Tuesday, October 29, 2013

Walls to separate and to join

by Ben Woodruff

When we look at walls, we must consider what is kept apart but more importantly what is joined together. In the United States, there is great political concern about how labor flows north from Mexico and further south. Through NAFTA there have not been the same barriers for goods and through the World Bank and International Monetary Fund there are few barriers for capital.

This is because the true purpose of walls is not to truly defend a nation or even to keep undesirable immigrants out. Instead the walls hide the fact that the government no longer has power. International agreements have removed power from those elected governments and transferred that to global organizations. The wall then instead serves to define who is "us" and who is "them" in the discourses of power. 

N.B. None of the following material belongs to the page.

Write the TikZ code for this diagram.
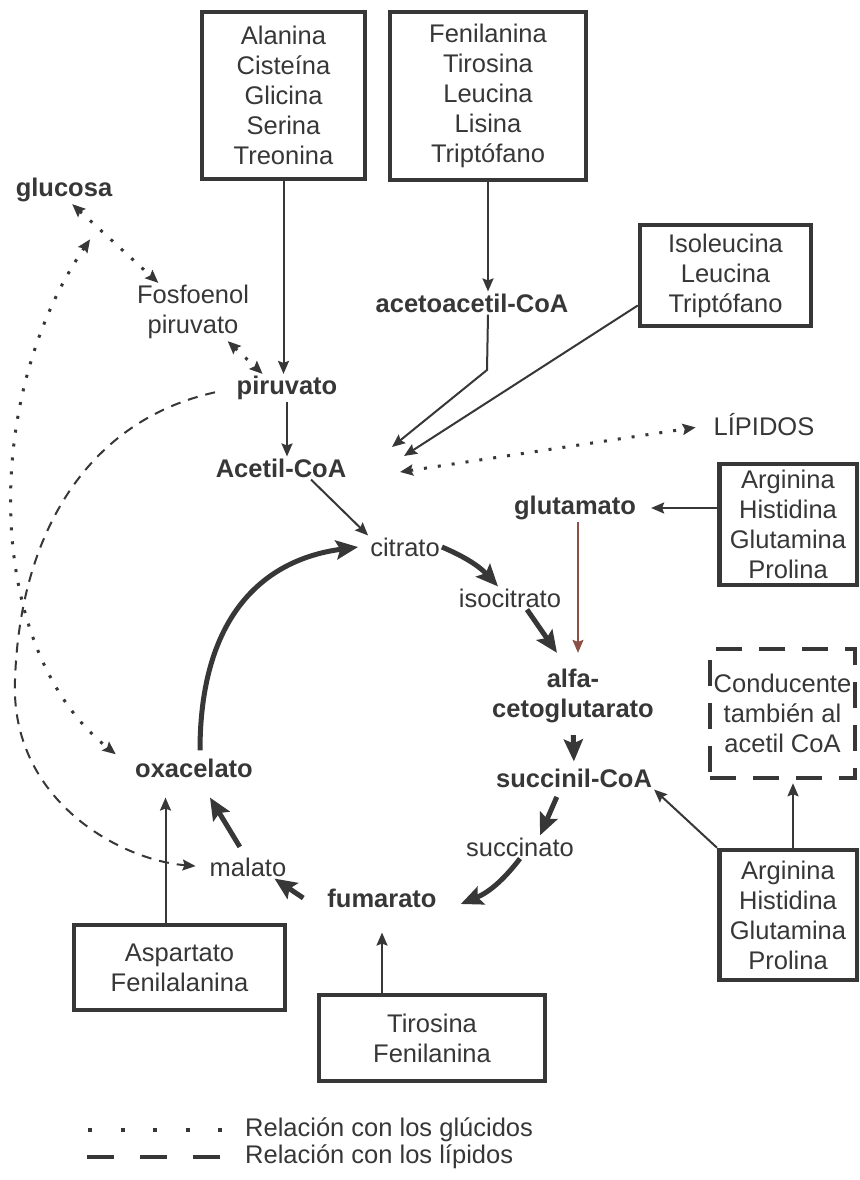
\documentclass[tikz,border=0pt]{standalone}
\usepackage{fontspec}
\setmainfont{Liberation Sans}
\usetikzlibrary{positioning,arrows.meta,calc}
\definecolor{inkcol}{RGB}{55,55,55}
\definecolor{glutcol}{RGB}{140,80,70}
\newcommand{\lblfont}{\fontsize{25.5}{30}\selectfont}

\begin{document}
\begin{tikzpicture}[x=1pt, y=-1pt,
  >={Stealth[length=13pt, width=11pt, inset=2pt]},
  aabox/.style={rectangle, draw=inkcol, line width=4.5pt, align=center,
                inner sep=0pt, font=\lblfont, text=inkcol},
  dashbox/.style={aabox, dash pattern=on 26pt off 17pt},
  met/.style={font=\lblfont, text=inkcol, align=center, inner sep=2pt},
  metb/.style={met, font=\lblfont\bfseries},
  ar/.style={->, line width=2pt, inkcol},
  cyc/.style={-{Stealth[length=22pt, width=19pt, inset=4pt]}, line width=5pt, inkcol},
  glu/.style={line width=3pt, dash pattern=on 3pt off 11pt, inkcol},
  lip/.style={line width=2pt, dash pattern=on 10pt off 8pt, inkcol},
  legdot/.style={line width=4pt, dash pattern=on 4pt off 28.5pt, inkcol},
  legdash/.style={line width=4.5pt, dash pattern=on 27pt off 26pt, inkcol}
]
\fill[white] (0,0) rectangle (859,1180);
\useasboundingbox (0,0) rectangle (859,1180);

\node[aabox, minimum width=163pt, minimum height=167pt] (aa1) at (283.5, 95.5)
  {Alanina\\Cisteína\\Glicina\\Serina\\Treonina};
\node[aabox, minimum width=196pt, minimum height=168pt] (bb1) at (488, 96)
  {Fenilanina\\Tirosina\\Leucina\\Lisina\\Triptófano};
\node[aabox, minimum width=171pt, minimum height=101pt] (iso) at (725.5, 275.5)
  {Isoleucina\\Leucina\\Triptófano};
\node[aabox, minimum width=137.5pt, minimum height=121pt] (arg1) at (788, 524.5)
  {Arginina\\Histidina\\Glutamina\\Prolina};
\node[dashbox, minimum width=145pt, minimum height=129pt] (cond) at (782.5, 713.5)
  {Conducente\\también al\\acetil CoA};
\node[aabox, minimum width=137.5pt, minimum height=130pt] (arg2) at (788, 915)
  {Arginina\\Histidina\\Glutamina\\Prolina};
\node[aabox, minimum width=211pt, minimum height=85pt] (asp) at (179.5, 967.5)
  {Aspartato\\Fenilalanina};
\node[aabox, minimum width=226pt, minimum height=86pt] (tir) at (432, 1038)
  {Tirosina\\Fenilanina};

\node[metb] (gluc)   at (64, 190)  {glucosa};
\node[met]  (fosfo)  at (193, 312) {Fosfoenol\\piruvato};
\node[metb] (piru)   at (287, 388) {piruvato};
\node[metb] (acetil) at (281, 468) {Acetil-CoA};
\node[metb] (acac)   at (472, 303) {acetoacetil-CoA};
\node[met]  (lipi)   at (764, 425) {LÍPIDOS};
\node[met]  (citr)   at (405, 547) {citrato};
\node[metb] (glut)   at (575, 508) {glutamato};
\node[met]  (isoc)   at (510, 598) {isocitrato};
\node[metb] (alfa)   at (573, 696) {alfa-\\cetoglutarato};
\node[metb] (succ)   at (574, 778) {succinil-CoA};
\node[met]  (sucn)   at (520, 847) {succinato};
\node[metb] (fuma)   at (382, 898) {fumarato};
\node[met]  (mala)   at (248, 867) {malato};
\node[metb] (oxa)    at (194, 768) {oxacelato};

\coordinate (inA)  at (392, 447);
\coordinate (inB)  at (404, 456);
\coordinate (inC)  at (400, 472);
\coordinate (knee) at (487, 370);

\draw[ar] (aa1.south) -- (aa1.south |- piru.north);
\draw[ar] (piru.south) -- (piru.south |- acetil.north);
\draw[ar] ([xshift=30pt]acetil.south) -- (citr.north west);
\draw[ar] (bb1.south) -- (bb1.south |- acac.north);
\draw[ar] (bb1.south |- acac.south) -- (knee) -- (inA);
\draw[ar] ([yshift=-30pt]iso.west) -- (inB);
\draw[glu, <->, shorten >=16pt] (inC) -- (lipi.west);
\draw[ar, shorten >=13pt] (arg1.west |- glut.east) -- (glut.east);
\draw[ar, glutcol, line width=1.5pt, shorten >=14pt] ([xshift=3pt]glut.south) -- ([xshift=3pt]glut.south |- alfa.north);
\draw[ar, shorten >=3pt] ([xshift=5pt]arg2.north) -- ([xshift=5pt]arg2.north |- cond.south);
\draw[ar] (arg2.north west) -- (succ.south east);
\draw[ar, shorten >=18pt] ([xshift=-14pt]asp.north) -- ([xshift=-14pt]asp.north |- oxa.south);
\draw[ar, shorten >=23pt] (fuma.south |- tir.north) -- (fuma.south);

\draw[cyc] (citr.east) to[bend left=12] ([xshift=-12pt]isoc.north);
\draw[cyc] ([xshift=17pt]isoc.south) -- ([xshift=-16pt, yshift=14pt]alfa.north);
\draw[cyc, shorten <=10pt, shorten >=5pt] (alfa.south) -- (succ.north);
\draw[cyc, shorten <=8pt] ([xshift=-14pt]succ.south) -- ([xshift=20pt]sucn.north);
\draw[cyc] (sucn.south) to[bend left=15] ([xshift=22pt, yshift=-6pt]fuma.east);
\draw[cyc] ([xshift=-22pt]fuma.west) -- ([xshift=-14pt]mala.south east);
\draw[cyc, shorten <=10pt] ([xshift=-3pt]mala.north) -- ([xshift=16pt, yshift=-18pt]oxa.south);
\draw[cyc, shorten <=6pt] ([xshift=6pt]oxa.north) .. controls (200,620) and (260,560) .. ([xshift=-10pt]citr.west);

\path (gluc.-60) -- (fosfo.140) coordinate[pos=0.3] (gfmid);
\draw[glu, <->] (gluc.-60) -- (fosfo.140);
\draw[glu, <->] (fosfo.-40) -- (piru.150);
\draw[glu, <->, shorten <=14pt, shorten >=22pt] (gfmid) .. controls (-20,400) and (-15,650) .. (oxa.west);
\draw[lip, ->, shorten <=20pt, shorten >=12pt] (piru.west) .. controls (90,420) and (20,530) .. (15,680)
  .. controls (10,800) and (120,860) .. (mala.west);

\node[met, anchor=west] (leg1) at (243, 1130) {Relación con los glúcidos};
\node[met, anchor=west] (leg2) at (243, 1157) {Relación con los lípidos};
\draw[legdot]  ([xshift=-155pt]leg1.west) -- ([xshift=-21pt]leg1.west);
\draw[legdash] ([xshift=-156pt]leg2.west) -- ([xshift=-23pt]leg2.west);

\end{tikzpicture}
\end{document}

The wall can be physical or metaphorical. Often the barriers are built into bureaucracy on who we allow more free movement and who must struggle to enter. This othering was used by Ahmed to define the hate that another by simply encroaching on one's space "threatens not only to take something away from the subject (jobs, security, wealth), but to take the place of the subject" (43). The other is described not only as being dirty or dangerous but they are an embodiment of that abjection. 

Alabama has been an example of this. There is a great deal of support for a frontier fence along the southern US border but the state also enacted laws to further separate "bad" immigrants from the global south from the "good" immigrants from Germany and Korea.